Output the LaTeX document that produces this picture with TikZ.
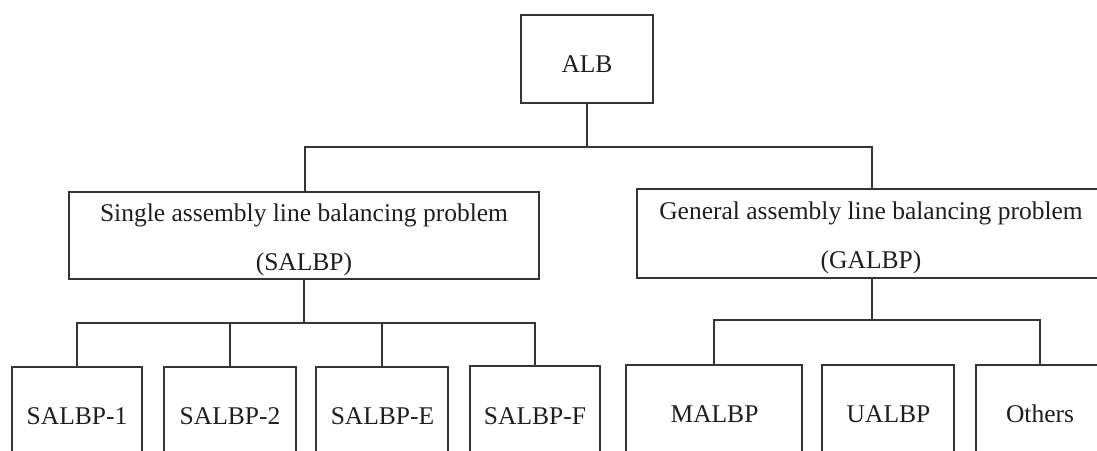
\documentclass[tikz,border=0pt]{standalone}
\usepackage{fontspec}
\setmainfont{Liberation Serif}
\begin{document}
\begin{tikzpicture}[x=1pt,y=-1pt,
  line width=1.8pt,
  every node/.style={inner sep=0pt, outer sep=0pt},
  box/.style={draw=inkgray, rectangle, line width=1.8pt},
  lbl/.style={text=txtgray, font=\fontsize{25.5}{49}\selectfont, align=center},
  link/.style={draw=inkgray, line width=1.8pt}]
\definecolor{inkgray}{HTML}{353535}
\definecolor{txtgray}{HTML}{1E1E1E}
\useasboundingbox (0,0) rectangle (1097,450);
\clip (0,0) rectangle (1097,450);

% root
\node[box, minimum width=132pt, minimum height=88pt] (alb) at (587,59) {};
\node[lbl] (albt) at (587,64) {ALB};

% second level
\node[box, minimum width=470pt, minimum height=87pt] (salbp) at (304,235.5) {};
\node[lbl] (salbpt) at (304,240) {Single assembly line balancing problem\\(SALBP)};
\node[box, minimum width=470pt, minimum height=89pt] (galbp) at (872,233.5) {};
\node[lbl] (galbpt) at (871,237.5) {General assembly line balancing problem\\(GALBP)};

% third level (boxes run past the lower edge)
\node[box, minimum width=130pt, minimum height=100pt] (s1) at (77,417) {};
\node[box, minimum width=132pt, minimum height=100pt] (s2) at (230,417) {};
\node[box, minimum width=132pt, minimum height=100pt] (se) at (382,417) {};
\node[box, minimum width=130pt, minimum height=100pt] (sf) at (535,416) {};
\node[box, minimum width=176pt, minimum height=100pt] (ma) at (714,415) {};
\node[box, minimum width=132pt, minimum height=100pt] (ua) at (888,415) {};
\node[box, minimum width=130pt, minimum height=100pt] (ot) at (1041,415) {};

\node[lbl] (s1t) at (77,416) {SALBP-1};
\node[lbl] (s2t) at (230,416) {SALBP-2};
\node[lbl] (set) at (382.5,416) {SALBP-E};
\node[lbl] (sft) at (535,416) {SALBP-F};
\node[lbl] (mat) at (714.5,414) {MALBP};
\node[lbl] (uat) at (888.5,414) {UALBP};
\node[lbl] (ott) at (1040,414) {Others};

% bus lines
\coordinate (bus0) at (305,147);
\coordinate (bus1) at (76,323);
\coordinate (bus2) at (714,320);

\draw[link] (alb.south) -- (alb.south |- bus0);
\draw[link] (salbp.north -| bus0) |- (galbp.north |- bus0) -- (galbp.north);

\draw[link] (salbp.south) -- (salbp.south |- bus1);
\draw[link] (s1.north) |- (sf.north |- bus1) -- (sf.north);
\draw[link] (s2.north) -- (s2.north |- bus1);
\draw[link] (se.north) -- (se.north |- bus1);

\draw[link] (galbp.south) -- (galbp.south |- bus2);
\draw[link] (ma.north) |- (1040,320) -- (1040,365);
\end{tikzpicture}
\end{document}
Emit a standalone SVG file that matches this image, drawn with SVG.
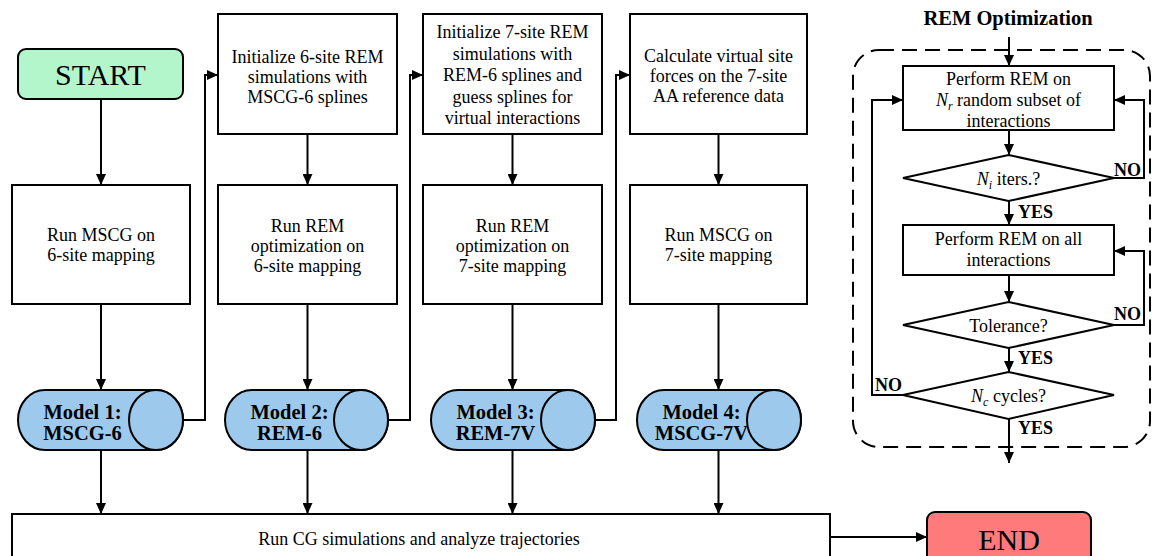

☆ ☆ ☆ ☆ ☆ ☆ ☆

** YOUR TASK **
Without the pictures, copy the entries from their first line through the line containing "(galbpt) at (871,237.5)", and only those lines.

** IN RESPONSE **
Output the LaTeX document that produces this picture with TikZ.
\documentclass[tikz,border=0pt]{standalone}
\usepackage{fontspec}
\setmainfont{Liberation Serif}
\begin{document}
\begin{tikzpicture}[x=1pt,y=-1pt,
  line width=1.8pt,
  every node/.style={inner sep=0pt, outer sep=0pt},
  box/.style={draw=inkgray, rectangle, line width=1.8pt},
  lbl/.style={text=txtgray, font=\fontsize{25.5}{49}\selectfont, align=center},
  link/.style={draw=inkgray, line width=1.8pt}]
\definecolor{inkgray}{HTML}{353535}
\definecolor{txtgray}{HTML}{1E1E1E}
\useasboundingbox (0,0) rectangle (1097,450);
\clip (0,0) rectangle (1097,450);

% root
\node[box, minimum width=132pt, minimum height=88pt] (alb) at (587,59) {};
\node[lbl] (albt) at (587,64) {ALB};

% second level
\node[box, minimum width=470pt, minimum height=87pt] (salbp) at (304,235.5) {};
\node[lbl] (salbpt) at (304,240) {Single assembly line balancing problem\\(SALBP)};
\node[box, minimum width=470pt, minimum height=89pt] (galbp) at (872,233.5) {};
\node[lbl] (galbpt) at (871,237.5) {General assembly line balancing problem\\(GALBP)};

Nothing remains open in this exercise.